I won't go into the reason why I hate OSX and Apple but I'd rather use Linux, Windows and Android.     LR and Photoshop are the top 2 on my app list that require the most RAM, CPU, graphic card and quality display.  I am tailoring the specs to meet those needs.  I am leaning heavily towards 13".   There are quite a few 13" ultrabooks and 2-in-1's that fit all criteria.   It's a matter of narrowing it down.   Not sure if I would really make use of a 2-in-1, but it one of those things you never know until you try.   A lot of photographer seem to like the Surface Pro for travels.   The new one is very nice and probably close to the top pick but way too expensive for me.


----------



## Frank F. (Jan 11, 2017)

In practical terms you need to keep environmental light and display brightness constant to achieve constant output.

Even a reference print you put next to your screen and make it look the same as the impression on your screen will take you a long way.

The most common mistake editing for print is a too bright display in a too bright room, giving the impression of a much wider gamut than the factual gamut. Result is a dull dark picture.

If you do not edit for print you can post test pictures to eg an online platform and ask.

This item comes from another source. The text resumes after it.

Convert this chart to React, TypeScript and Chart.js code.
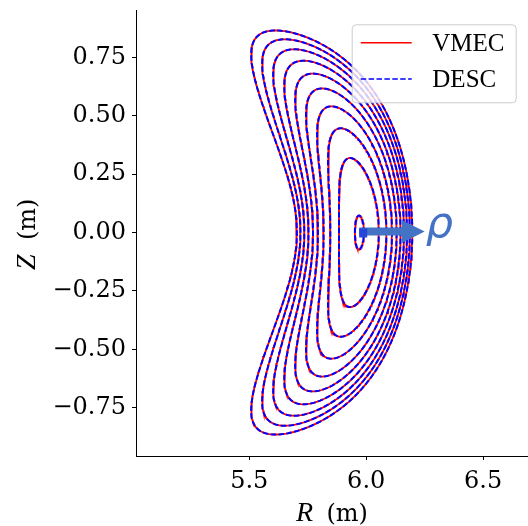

Calibrating using a Colorimeter or a spectral photometer is a bit over the top if you are not doing customer work or working with a calibrated laboratory.

This kind of calibration makes sense in your editing studio at home in fixed lighting and positioning.


----------



## Nevermore1 (Jan 11, 2017)

I'm not going to chime in on actual specs, just want to say if you go with a Dell make sure you verify all the specs as soon as you receive it.  They have some good systems but their quality control is almost non-existent the past year.  I work for a govt contractor that is a reseller for Dell doing customer service and we have had several customers receive systems with the wrong components even though the config that is listed for the order on their site is correct.  If they get you the correct config then it will be a great system, just verify things like the graphics card, HD, keyboard (backlit or non-backlit) and memory are correct as soon as you take it out the box.  We've even had them ship desktops to customers when the order is for a laptop.

Sent from my SM-N915T using ThePhotoForum.com mobile app


----------



## BrentC (Jan 11, 2017)

Nevermore1 said:


> I'm not going to chime in on actual specs, just want to say if you go with a Dell make sure you verify all the specs as soon as you receive it.  They have some good systems but their quality control is almost non-existent the past year.  I work for a govt contractor that is a reseller for Dell doing customer service and we have had several customers receive systems with the wrong components even though the config that is listed for the order on their site is correct.  If they get you the correct config then it will be a great system, just verify things like the graphics card, HD, keyboard (backlit or non-backlit) and memory are correct as soon as you take it out the box.  We've even had them ship desktops to customers when the order is for a laptop.
> 
> Sent from my SM-N915T using ThePhotoForum.com mobile app




Dell is the vendor of record where I work.   We had these kind of issues with their Optiplex systems in the past because there are 101 configurations for them.   The XPS systems don't have any configuration except RAM, Display and HD size.    But I know their quality control can be hit and miss as well.  If I go with the XPS 13" I will give them one chance to get right.   If it comes with the coil whine or any other hardware issues I'll send it back and pick another brand.   We probably get, on average, between 200-400 new machines every year where I work and I have to admit our experience over the last couple years have been near excellent unlike in the past.   But Dell isn't the only one that seem to have quality control issues.  You here about issue with HP and Lenova as well.   And its especially anoyyting when you pay for their high end systems where you would expect higher quality control for the money.


----------



## Frank F. (Jan 12, 2017)

13 inch for picture editing is too small. 

It is possible but you will tire fast.

Better go for high res 15 inch machine.


----------



## BrentC (Jan 12, 2017)

Frank F. said:


> 13 inch for picture editing is too small.
> 
> It is possible but you will tire fast.
> 
> Better go for high res 15 inch machine.



Yeah the bigger screen would be better but then I would sacrifice ease of travel.  I have been going back and forth between XPS 13" and 15".   I could go with the XPS 13 and then a monitor for home.  Decisions, decisions, especially with the new XPS 15 that just went on sale a couple days ago.


----------



## Frank F. (Jan 12, 2017)

If it followed the Intel Ultrabook Standard even the 15" will be very portable...

Lay your hands on these. Wow. And if you have students in your family you can get great deals on portable workstations from the Lenovo Thinkpad line. A friend architect just got one of these (T series) 40% off. A real bargain compared to the same specs on other systems. i7 with 16GB and 2000x3000
Very good. AutoCAD is her main working environment


----------



## BrentC (Jan 12, 2017)

Well I finally made a decision.   XPS 13 7th Gen i7, 16GB, 512GBSSD w/QHD display and also got U2515h QHD Monitor.   Stacked a ton of coupon codes and ended up getting almost $800 off.   Feeling good.


----------